Joker openly references Martin Scorsese’s 1983 film The King of Comedy by having Arthur Fleck emulate Rupert Pupkin’s obsessive adoration of a television host. Of course, in that movie Pupkin was memorably played by De Niro (how meta!), and this obsession leads to violence. As Arthur says, “Is it just me or is it getting crazier out there?” Phoenix lost considerable weight for the role and he contorts his skinny body in a way that reflects the contortions taking place in his character’s head - it’s a bravura performance and his name will be listed in the Best Actor category in the 2019 Oscars because of it. The movie also benefits from a disturbing yet darkly beautiful cello score by the wonderful composer Hildur Guðnadóttir.
To their credit, the script and the actor’s interpretation of it contrive to make this deeply flawed man sympathetic. Who among us hasn’t wanted to dole out violent justice to some bully behaving badly? Or is that just me?
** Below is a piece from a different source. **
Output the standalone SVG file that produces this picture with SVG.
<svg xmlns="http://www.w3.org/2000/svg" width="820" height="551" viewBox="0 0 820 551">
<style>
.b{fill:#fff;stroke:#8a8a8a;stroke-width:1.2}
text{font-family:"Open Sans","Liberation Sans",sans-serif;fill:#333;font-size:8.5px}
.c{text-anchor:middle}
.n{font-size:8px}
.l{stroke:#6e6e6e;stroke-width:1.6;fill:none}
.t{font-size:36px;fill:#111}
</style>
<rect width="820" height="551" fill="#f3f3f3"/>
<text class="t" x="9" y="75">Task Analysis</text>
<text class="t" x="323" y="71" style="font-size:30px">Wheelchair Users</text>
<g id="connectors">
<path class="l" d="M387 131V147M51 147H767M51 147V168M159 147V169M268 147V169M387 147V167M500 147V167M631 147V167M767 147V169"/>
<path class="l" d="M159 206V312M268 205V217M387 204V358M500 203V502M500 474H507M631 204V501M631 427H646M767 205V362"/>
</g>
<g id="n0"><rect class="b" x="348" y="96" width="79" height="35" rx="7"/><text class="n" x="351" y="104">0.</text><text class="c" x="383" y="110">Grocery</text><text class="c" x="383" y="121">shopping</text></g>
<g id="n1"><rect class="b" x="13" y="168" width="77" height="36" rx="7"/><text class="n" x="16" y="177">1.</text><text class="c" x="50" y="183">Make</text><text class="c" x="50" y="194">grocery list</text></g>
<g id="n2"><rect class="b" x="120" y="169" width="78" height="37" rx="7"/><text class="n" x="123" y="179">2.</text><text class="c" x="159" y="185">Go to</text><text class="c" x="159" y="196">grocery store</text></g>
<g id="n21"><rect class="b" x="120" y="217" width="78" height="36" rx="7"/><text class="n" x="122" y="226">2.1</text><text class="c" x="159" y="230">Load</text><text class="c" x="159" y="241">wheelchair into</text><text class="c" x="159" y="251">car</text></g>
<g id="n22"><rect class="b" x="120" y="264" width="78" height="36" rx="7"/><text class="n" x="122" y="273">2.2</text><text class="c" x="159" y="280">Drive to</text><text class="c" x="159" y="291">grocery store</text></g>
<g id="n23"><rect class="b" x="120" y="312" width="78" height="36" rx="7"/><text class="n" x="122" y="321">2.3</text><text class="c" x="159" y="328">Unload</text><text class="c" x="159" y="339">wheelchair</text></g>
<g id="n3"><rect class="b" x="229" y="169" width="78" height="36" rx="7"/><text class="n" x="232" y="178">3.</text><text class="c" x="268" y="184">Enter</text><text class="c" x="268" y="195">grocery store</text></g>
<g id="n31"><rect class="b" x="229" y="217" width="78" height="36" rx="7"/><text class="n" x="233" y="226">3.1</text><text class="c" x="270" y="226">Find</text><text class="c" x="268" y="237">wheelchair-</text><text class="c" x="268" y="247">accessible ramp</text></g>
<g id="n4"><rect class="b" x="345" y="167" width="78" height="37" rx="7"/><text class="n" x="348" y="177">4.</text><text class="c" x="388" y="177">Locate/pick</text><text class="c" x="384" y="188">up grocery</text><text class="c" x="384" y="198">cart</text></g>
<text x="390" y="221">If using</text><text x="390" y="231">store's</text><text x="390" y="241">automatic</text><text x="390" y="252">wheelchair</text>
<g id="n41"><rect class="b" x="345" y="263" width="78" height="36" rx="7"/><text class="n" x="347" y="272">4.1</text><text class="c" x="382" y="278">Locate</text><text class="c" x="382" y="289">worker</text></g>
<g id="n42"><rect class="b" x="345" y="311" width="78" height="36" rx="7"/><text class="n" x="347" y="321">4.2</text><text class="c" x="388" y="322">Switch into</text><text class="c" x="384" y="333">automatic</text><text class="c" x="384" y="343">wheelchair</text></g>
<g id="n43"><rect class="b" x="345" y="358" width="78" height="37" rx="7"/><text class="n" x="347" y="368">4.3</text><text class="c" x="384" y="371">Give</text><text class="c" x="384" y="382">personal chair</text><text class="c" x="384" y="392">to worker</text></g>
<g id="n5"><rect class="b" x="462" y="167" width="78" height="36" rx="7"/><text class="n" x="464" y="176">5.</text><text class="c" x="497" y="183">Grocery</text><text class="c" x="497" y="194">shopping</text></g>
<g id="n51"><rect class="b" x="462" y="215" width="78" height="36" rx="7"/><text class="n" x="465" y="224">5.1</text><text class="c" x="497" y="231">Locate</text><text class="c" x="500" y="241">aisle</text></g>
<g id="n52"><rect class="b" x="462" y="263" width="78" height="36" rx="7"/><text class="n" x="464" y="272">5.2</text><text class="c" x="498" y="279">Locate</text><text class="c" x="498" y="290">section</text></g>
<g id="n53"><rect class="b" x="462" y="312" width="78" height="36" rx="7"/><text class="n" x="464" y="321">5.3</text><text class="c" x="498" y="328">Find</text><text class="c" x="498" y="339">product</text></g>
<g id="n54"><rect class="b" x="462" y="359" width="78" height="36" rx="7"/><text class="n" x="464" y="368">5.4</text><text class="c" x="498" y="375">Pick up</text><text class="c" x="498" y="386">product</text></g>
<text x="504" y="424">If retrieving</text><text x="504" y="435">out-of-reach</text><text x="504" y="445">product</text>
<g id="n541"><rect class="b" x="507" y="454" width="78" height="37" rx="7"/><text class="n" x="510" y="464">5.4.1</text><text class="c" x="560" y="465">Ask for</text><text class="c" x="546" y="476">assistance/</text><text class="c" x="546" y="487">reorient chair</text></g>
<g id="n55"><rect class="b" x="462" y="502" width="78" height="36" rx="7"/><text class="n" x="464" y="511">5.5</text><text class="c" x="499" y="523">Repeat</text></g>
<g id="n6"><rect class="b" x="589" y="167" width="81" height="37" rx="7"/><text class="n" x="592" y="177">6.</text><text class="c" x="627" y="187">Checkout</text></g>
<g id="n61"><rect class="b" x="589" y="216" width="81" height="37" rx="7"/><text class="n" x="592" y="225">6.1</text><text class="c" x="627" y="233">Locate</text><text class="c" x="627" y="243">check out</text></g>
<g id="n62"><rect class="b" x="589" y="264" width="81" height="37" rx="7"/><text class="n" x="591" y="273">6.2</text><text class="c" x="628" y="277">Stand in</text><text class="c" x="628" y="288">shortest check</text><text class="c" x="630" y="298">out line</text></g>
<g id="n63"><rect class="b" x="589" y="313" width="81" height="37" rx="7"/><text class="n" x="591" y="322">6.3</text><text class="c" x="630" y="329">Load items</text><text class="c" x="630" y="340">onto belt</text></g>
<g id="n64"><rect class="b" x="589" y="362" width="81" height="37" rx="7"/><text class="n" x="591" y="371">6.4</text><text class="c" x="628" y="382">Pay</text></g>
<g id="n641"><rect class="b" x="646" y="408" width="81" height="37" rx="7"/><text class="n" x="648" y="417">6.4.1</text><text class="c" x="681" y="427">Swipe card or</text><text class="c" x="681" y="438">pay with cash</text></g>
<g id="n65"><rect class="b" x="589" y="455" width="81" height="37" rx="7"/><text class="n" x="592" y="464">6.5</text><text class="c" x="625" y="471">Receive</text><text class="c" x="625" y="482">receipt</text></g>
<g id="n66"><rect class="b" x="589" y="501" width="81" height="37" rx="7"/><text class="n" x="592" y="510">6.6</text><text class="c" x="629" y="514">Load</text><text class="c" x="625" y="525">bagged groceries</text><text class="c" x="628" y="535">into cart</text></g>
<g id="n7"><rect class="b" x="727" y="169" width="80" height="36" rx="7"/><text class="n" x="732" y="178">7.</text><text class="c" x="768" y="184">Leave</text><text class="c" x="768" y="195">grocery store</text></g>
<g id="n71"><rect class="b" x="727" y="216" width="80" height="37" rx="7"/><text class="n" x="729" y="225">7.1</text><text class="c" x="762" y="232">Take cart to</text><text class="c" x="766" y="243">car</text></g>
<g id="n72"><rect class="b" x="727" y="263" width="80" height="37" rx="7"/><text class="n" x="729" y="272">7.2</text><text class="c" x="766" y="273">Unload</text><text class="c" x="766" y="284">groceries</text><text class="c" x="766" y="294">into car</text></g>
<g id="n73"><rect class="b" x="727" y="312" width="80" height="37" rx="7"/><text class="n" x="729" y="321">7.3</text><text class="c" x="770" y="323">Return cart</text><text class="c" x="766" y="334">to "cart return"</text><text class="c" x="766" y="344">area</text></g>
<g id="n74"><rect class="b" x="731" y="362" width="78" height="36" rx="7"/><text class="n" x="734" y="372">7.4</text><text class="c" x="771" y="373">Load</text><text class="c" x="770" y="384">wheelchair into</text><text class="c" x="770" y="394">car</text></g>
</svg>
The lack of empathy and compassion in the powers-that-be running Gotham have real-world doppelgängers in today’s society - in Australia, you just need to look at government treatment of people on Newstart, indigenous Aussies or refugees imprisoned on Manus and Nauru, among others, to see the comparison.
Since winning the Golden Lion award at this year’s Venice Film Festival, Phillips’ Joker has divided critics, many seeing it as condoning the sometimes-violent actions of so-called ‘incels’, but it’s really more of a comment on life in the contemporary world than the individual at its core. Arthur doesn’t hate women - he hates society. Little wonder he goes crazy.